Sparse Data is the New Black February 28, 2014 | by Xively
I recently read an amazing article by Christopher Mims discussing the value and challenges of sparse data in addition to Big Data. And of course don’t click on that link until AFTER you’ve read this post first! As I read it, the gist of Mims’s article is that companies are collecting more and more sparse data, i.e. occasional, disparate data points as opposed to a constant stream of data, that can create new insights when amassed in very large amounts across numerous devices or users. This may not sound very exciting…unless you are in any way, shape, or form interested in the Internet of Things.
Why? Because a vast majority of IoT data is sparse. Be it for practical, computational, transmission or storage reasons, the truth is that many products likely don’t need millisecond precision on data coming from connected device sensors. This is great for keeping your messaging and storage requirements lean, but proves challenging once you’re ready to actually do something with that data. So the question is: How do you handle lots and lots of little data coming in from across different sensors, devices, locations, product types, data types, and so on? Enter sparse data processing.

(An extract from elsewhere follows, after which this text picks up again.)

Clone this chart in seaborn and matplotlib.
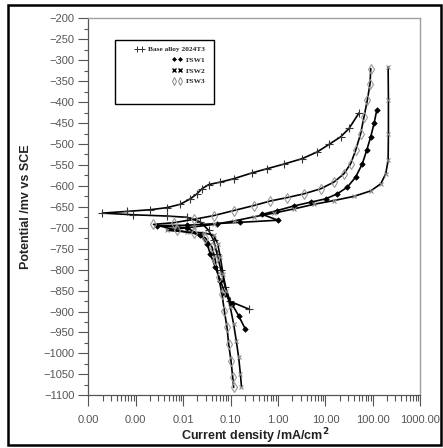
import numpy as np
import pandas as pd
import seaborn as sns
import matplotlib.pyplot as plt
from matplotlib.lines import Line2D
from matplotlib.patches import Rectangle
from matplotlib.ticker import FuncFormatter, LogLocator, MultipleLocator

# current density (mA/cm2) and potential (mV vs SCE)
base_i = [51.0, 31.4, 20.9, 11.9, 6.7, 3.24, 1.33, 0.59, 0.284, 0.116, 0.0608, 0.0344,
          0.0249, 0.0195, 0.0141, 0.00867, 0.00453, 0.00201, 0.000646, 0.000198,
          0.000893, 0.00453, 0.0120, 0.0230, 0.0344, 0.0440, 0.0517, 0.0628, 0.0775,
          0.0989, 0.241]
base_e = [-426, -463, -483, -501, -519, -535, -548, -559, -569, -583, -591, -597,
          -607, -619, -631, -644, -652, -657, -661, -665,
          -669, -672, -675, -686, -706, -730, -762, -802, -842,
          -876, -894]

fsw1_i = [121, 106, 90.2, 74.2, 60.1, 43.4, 29.0, 17.8, 10.1, 4.85, 2.16, 0.959, 0.462,
          1.0, 0.161, 0.0516, 0.012, 0.0028,
          0.012, 0.023, 0.0318, 0.0373, 0.0477, 0.0608, 0.0775, 0.107, 0.148, 0.205]
fsw1_e = [-419, -451, -483, -515, -547, -579, -603, -619, -631, -639, -648, -659, -668,
          -682, -687, -690, -694, -695,
          -700, -718, -738, -762, -794, -826, -858, -882, -910, -942]

fsw2_i = [210, 213, 213, 210, 187, 147, 90.2, 40.0, 15.1, 5.71, 2.16, 0.815, 0.308,
          0.116, 0.0440, 0.0166, 0.0045,
          0.0120, 0.0270, 0.0440, 0.0533, 0.0608, 0.0692, 0.0815, 0.0989, 0.116,
          0.132, 0.148, 0.161, 0.170]
fsw2_e = [-316, -395, -475, -539, -571, -595, -612, -625, -635, -644, -655, -665, -674,
          -684, -692, -698, -706,
          -710, -712, -718, -738, -770, -810, -850, -890, -930,
          -970, -1009, -1049, -1080]

fsw3_i = [90.2, 87.3, 76.6, 65.2, 55.4, 43.4, 34.1, 24.6, 15.1, 7.91, 3.51, 1.56, 0.693,
          0.308, 0.116, 0.0440, 0.0166, 0.00627, 0.00237,
          0.00738, 0.0166, 0.0293, 0.0406, 0.0477, 0.0560, 0.0659, 0.0738, 0.0841,
          0.0912, 0.102, 0.111, 0.116]
fsw3_e = [-320, -356, -395, -435, -475, -515, -547, -571, -591, -607, -619, -628, -636,
          -647, -659, -671, -680, -688, -692,
          -706, -713, -724, -746, -778, -818, -858, -898, -938,
          -978, -1017, -1057, -1081]

labels = ["Base alloy 2024T3", "FSW1", "FSW2", "FSW3"]
xlabel = "Current density /mA/cm$^{\\mathbf{2}}$"
ylabel = "Potential /mv vs SCE"

styles = [
    dict(marker="+", ms=6, mec="#333333", mew=0.8),
    dict(marker="D", ms=2.8, mfc="black", mec="black", mew=0.5),
    dict(marker="x", ms=3.5, mec="#8a8a8a", mew=0.8),
    dict(marker="d", ms=5, mfc="none", mec="#9a9a9a", mew=0.8),
]
legend_styles = [
    dict(marker="+", ms=4, mec="#333333", mew=0.7),
    dict(marker="D", ms=2, mfc="black", mec="black", mew=0.5),
    dict(marker="x", ms=3, mec="black", mew=1.0),
    dict(marker="d", ms=4, mfc="none", mec="#888888", mew=0.7),
]

sns.set_style("ticks")
plt.rcParams["font.family"] = ["Liberation Sans", "DejaVu Sans"]

fig = plt.figure(figsize=(4.43, 4.48), dpi=100)
ax = fig.add_axes([0.1993, 0.1176, 0.7494, 0.8415])

data = [(base_i, base_e), (fsw1_i, fsw1_e), (fsw2_i, fsw2_e), (fsw3_i, fsw3_e)]
for (xi, ye), st in zip(data, styles):
    df = pd.DataFrame({"i": xi, "e": ye})
    sns.lineplot(data=df, x="i", y="e", sort=False, estimator=None, color="black",
                 lw=1.2, legend=False, ax=ax, **st)

ax.set_xscale("log")
ax.set_xlim(1e-4, 1e3)
ax.set_ylim(-1100, -200)

ax.xaxis.set_major_locator(LogLocator(base=10, numticks=20))
ax.xaxis.set_minor_locator(LogLocator(base=10, subs=np.arange(2, 10), numticks=20))
ax.xaxis.set_major_formatter(FuncFormatter(lambda v, p: f"{v:.2f}"))
ax.yaxis.set_major_locator(MultipleLocator(50))
ax.yaxis.set_minor_locator(MultipleLocator(25))

ax.tick_params(which="both", colors="#555555", labelcolor="#555555", labelsize=8, width=0.8)
ax.tick_params(axis="x", which="major", length=8, pad=6)
ax.tick_params(axis="x", which="minor", length=4)
ax.tick_params(axis="y", which="major", length=7, pad=3)
ax.tick_params(axis="y", which="minor", length=3)

for side in ["left", "bottom"]:
    ax.spines[side].set_color("#555555")
    ax.spines[side].set_linewidth(0.9)
for side in ["top", "right"]:
    ax.spines[side].set_color("#a0a0a0")
    ax.spines[side].set_linewidth(1.0)

ax.set_xlabel(xlabel, fontsize=9, fontweight="bold", color="#222222")
ax.set_ylabel(ylabel, fontsize=9, fontweight="bold", color="#222222")
ax.xaxis.set_label_coords(0.503, -0.083)
ax.yaxis.set_label_coords(-0.17, 0.5)

handles = [Line2D([], [], ls="none", color="black", **st) for st in legend_styles]
leg = ax.legend(handles, labels, loc="upper right", bbox_to_anchor=(0.352, 0.926),
                numpoints=2, frameon=False, markerfirst=False, handlelength=1.3,
                handletextpad=0.5, labelspacing=0.6, borderaxespad=0, borderpad=0,
                prop=dict(family=["Liberation Serif", "DejaVu Serif"], weight="bold", size=5.3))
# put the markers in front of the right-aligned text
for col in leg._legend_handle_box.get_children():
    for item in col.get_children():
        item.get_children().reverse()
ax.add_patch(Rectangle((0.081, 0.772), 0.299, 0.170, transform=ax.transAxes,
                       fill=False, ec="black", lw=1.0))

fig.add_artist(Rectangle((0.018, 0.007), 0.977, 0.982, transform=fig.transFigure,
                         fill=False, ec="black", lw=1.8))

fig.savefig("out.png", dpi=100)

For those unfamiliar with sparse data, the idea is simple. If you have a matrix of numbers, a sparse matrix would be one comprised mainly of zeros – in other words, it’s mostly empty. Algorithmically speaking, you probably don’t want to waste time solving for each and everyone of those zeros, so some very smart mathematicians and computer scientists have found ways around this. Where this sparse data becomes really powerful is when you keep adding more rows to the matrix (i.e. increased dimensionality). Each of those rows could be considered a new sensor reading over time as well as user data exhaust, 3rd party API data, or just about anything that may help increase insight into making some sort of predictive insight.
Now let’s think about how all this sparse data can transform customer-facing products or internally-used connected devices. If you sell a connected product that lets users see home humidity levels on an iPhone, this data is likely very sparse. Once you add time or other feature vectors such as external temperature, light sensor information, and other data to the mix, you can begin to add machine learning techniques to perform predictive analytics in real-time. Your sparse data set may illuminate clusters of activity that wouldn’t be noticeable from a pretty HTML5 visualization of that data. In addition to finding trends from clustered data, a natural next step would be to close the feedback loop. Once trained on sensor data from the past, your product might be able to automagically trigger an actuator event or send you anticipatory warning messages. This is where ubiquitous computing, context-aware computing, ambient intelligence or whatever you want to call it becomes interesting.
The applications of sparse data discovery and action for real business problems such as better supply chain management, predictive maintenance, or smart building management become far more interesting when you see the potential laying between all those zeros.